Morrison Mahoney partner Grace Garcia was recently quoted in Massachusetts Lawyers Weekly regarding the issue of whether an “ADA tester-plaintiff” had standing to sue for a hotel reservation website’s alleged non-compliance with federal regulations governing accessibility for the disabled, even if she had no plans to actually book a room at the hotel.
Plaintiff claimed the hotel’s website didn’t identify accessible rooms, provide an option for booking accessible rooms, or provide sufficient information for her to determine whether rooms and other features of the hotel met her special needs. The plaintiff is disabled with limited mobility and identifies herself as an ADA “tester” and advocate for the disabled. According to the plaintiff, she faced the same problem when she visited the inn’s reservation service through third-party websites, including Expedia.com, Hotels.com, and Booking.com. The defendant moved to dismiss, arguing that the plaintiff lacked standing to bring her suit because she never intended to book a room when she visited the hotel’s website. The U.S. District Court agreed with the defendant and dismissed the case, but the First Circuit reversed, finding that a “tester-plaintiff” did have Article III standing to sue, even if the plaintiff had no intention of making a reservation at the hotel.

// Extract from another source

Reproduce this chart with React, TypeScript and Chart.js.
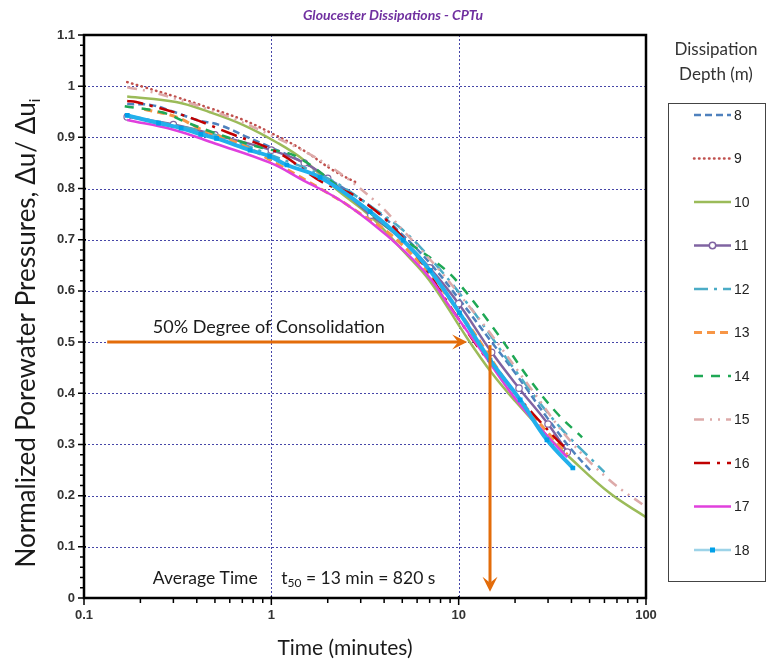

Garcia said her “concern is that often testers target smaller hotels and businesses. For most of my clients when faced with similar situations, when given notice — a call or letter telling them that someone can’t get on their website — they want to change it because it’s to their benefit.” According to Garcia, the problem is the ADA’s lack of a notice requirement, and the fact that the costs and attorneys’ fees that plaintiffs demand to settle their lawsuits can put some defendants out of business. “In terms of hotel reservations and restaurants, I’ve yet to see a case of intentional misinformation or an unwillingness to ensure [the availability of] the correct information so that those with disabilities can have full and equal access,” she said.